First-to-file rule flows from lis pendens principle and is a matter of judicial policy, says court
The Quebec Court of Appeal has explained the principles of lis pendens and inherent jurisdiction as applied to concurrent proposed class actions.
In Micron Technology Inc. c. Hazan, 2020 QCCA 1104, the respondent filed an application with the Quebec Superior Court for authorization to institute a class action, alleging claims pursuant to the Competition Act that the class members had paid artificially inflated prices due to a price-fixing conspiracy among the appellants. Two days afterward, another individual went to the Federal Court with a claim for damages for price fixing against the same appellants, with a motion for certification as a class action.
The appellants filed a joint application for a stay of the class action, which the Quebec Superior Court dismissed on the basis that the application with the Superior Court was filed before the one with the Federal Court. Judge Donald Bisson described the situation as quasi-lis pendens because, while the proceedings involved the same parties and the same facts and sought the same object, the Quebec proceedings invoked the Civil Code of Quebec, the Consumer Protection Act and provincial consumer protection legislation, while the Federal Court proceedings pertained to only tort claims.
After the release of the judgment of the Superior Court, the Quebec Court of Appeal issued its judgment in FCA Canada inc. c. Garage Poirier & Poirier inc., 2018 QCCA 490, which provided that the Superior Court has jurisdiction under Article 49 C.C.P. to suspend an application for authorization to institute a class action in favour of another application instituted outside Quebec, even if the situation does not comply with the conditions under Article 3137 C.C.Q.
The appellants brought the case before the Quebec Court of Appeal, which dismissed their appeal. The appeal court stated that Judge Bisson correctly applied the lis pendens principle and dismissed the stay application on the basis that the filing in the Quebec proceedings preceded the filing in the Federal Court proceedings. However, the judge could have considered suspending the Quebec proceedings pursuant to the court’s inherent jurisdiction in light of the FCA case, said the appeal court.

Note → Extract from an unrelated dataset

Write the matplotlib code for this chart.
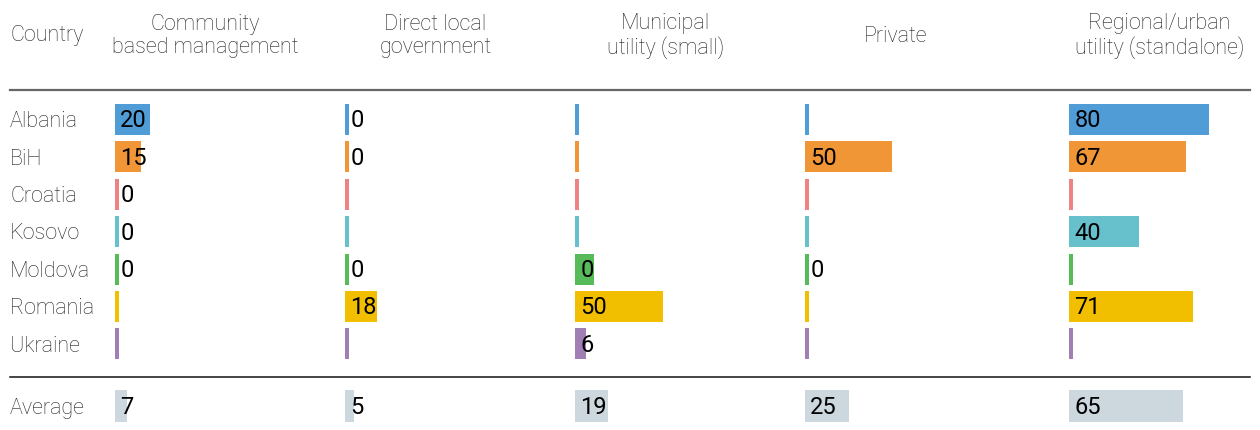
import matplotlib
matplotlib.use('Agg')
import matplotlib.pyplot as plt
from matplotlib.transforms import blended_transform_factory

plt.rcParams['font.family'] = ['Roboto', 'DejaVu Sans']

countries = ['Albania', 'BiH', 'Croatia', 'Kosovo', 'Moldova', 'Romania', 'Ukraine']
columns = ['Community\nbased management', 'Direct local\ngovernment',
           'Municipal\nutility (small)', 'Private',
           'Regional/urban\nutility (standalone)']

# bar lengths per column (None = no data), rows follow countries
community = [20, 15, 0, 0, 0, None, None]
direct_local = [0, 0, None, None, 0, 18, None]
municipal = [None, None, None, None, 11, 50, 6]
private = [None, 50, None, None, 0, None, None]
regional = [80, 67, None, 40, None, 71, None]

# text printed on the bars
community_lbl = ['20', '15', '0', '0', '0', '', '']
direct_local_lbl = ['0', '0', '', '', '0', '18', '']
municipal_lbl = ['', '', '', '', '0', '50', '6']
private_lbl = ['', '50', '', '', '0', '', '']
regional_lbl = ['80', '67', '', '40', '', '71', '']

average = [7, 5, 19, 25, 65]

series = [community, direct_local, municipal, private, regional]
labels = [community_lbl, direct_local_lbl, municipal_lbl, private_lbl, regional_lbl]

colors = ['#4f9cd6', '#f09637', '#ef8384', '#66c1cc', '#56bb58', '#f2be00', '#a17fb5']
avg_color = '#ccd7de'
txt_color = '#222222'
txt_size = 15.5
num_size = 17

W, H = 1260, 430
fig = plt.figure(figsize=(12.6, 4.3), dpi=100)

col_left = [115, 345, 575, 805, 1069]   # px
col_width = 175                          # px for 0..100
row_y = list(range(len(countries)))
avg_y = 7.66
min_w = 2.3

top_px, bot_px = 90, 430
y0 = (top_px - 119.5) / 37.4
y1 = (bot_px - 119.5) / 37.4

axes = []
for j, (vals, lbls) in enumerate(zip(series, labels)):
    ax = fig.add_axes([col_left[j] / W, 0, col_width / W, (bot_px - top_px) / H])
    ax.set_xlim(0, 100)
    ax.set_ylim(y1, y0)
    ax.axis('off')
    widths = [min_w if v is None or v < min_w else v for v in vals]
    ax.barh(row_y, widths, height=0.83, color=colors, left=0)
    for y, t in zip(row_y, lbls):
        if t:
            ax.text(3.0, y + 0.04, t, va='center', ha='left', fontsize=num_size,
                    color='black', clip_on=False)
    ax.barh([avg_y], [max(average[j], min_w)], height=0.83, color=avg_color)
    ax.text(3.0, avg_y + 0.04, str(average[j]), va='center', ha='left',
            fontsize=num_size, color='black')
    axes.append(ax)

    cx = (col_left[j] + col_width / 2 + 3) / W
    fig.text(cx, 1 - 36 / H, columns[j], ha='center', va='center',
             fontsize=txt_size, color=txt_color, fontweight='light', linespacing=1.12)

fig.text(10 / W, 1 - 36 / H, 'Country', ha='left', va='center',
         fontsize=txt_size, color=txt_color, fontweight='light')

tr = blended_transform_factory(fig.transFigure, axes[0].transData)
for y, c in zip(row_y, countries):
    axes[0].text(10 / W, y + 0.06, c, transform=tr, ha='left', va='center',
                 fontsize=txt_size, color=txt_color, fontweight='light', clip_on=False)
axes[0].text(10 / W, avg_y + 0.06, 'Average', transform=tr, ha='left', va='center',
             fontsize=txt_size, color=txt_color, fontweight='light', clip_on=False)

fig.add_artist(plt.Line2D([10 / W, 1250 / W], [1 - 90 / H] * 2, color='#666666', lw=1.6))
fig.add_artist(plt.Line2D([10 / W, 1250 / W], [1 - 377 / H] * 2, color='#111111', lw=1.1))

fig.savefig('out.png', dpi=100, facecolor='white')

The appeal court stressed that the first-to-file rule flows from the lis pendens principle. The rule, which is a matter of judicial policy, aims to simplify and “to avoid having an expensive carriage motion between competing law firms that could become a beauty contest,” wrote Justice Stephen Hamilton for the appeal court. The suspension of a stay action should have some other basis if the first-to-file rule has been excluded, such as through invoking the Superior Court’s inherent jurisdiction, as stated in the FCA case, said the court.
The appeal court then said that it would be premature to suspend the Quebec proceedings at this point because the case should be allowed to move forward to authorization. The matter may then be revisited if a situation arises where the Superior Court has authorized the class action and the Federal Court has certified it as a class action.
“To stay or not to stay: the Quebec Court of Appeal provides clarification on the test to be applied,” said a blog by Kristian Brabander, Samuel Lepage and Nicolas Monet of McCarthy Tétrault LLP, providing a chart summarizing the rules applicable to the stay of proposed class actions initiated before different courts.
“Following Hazan, parties seeking a stay in Quebec should be prepared to disclose to the Superior Court judge exactly where and how they intend to proceed with their application for a class action,” wrote the blog authors. “Transparency is key.”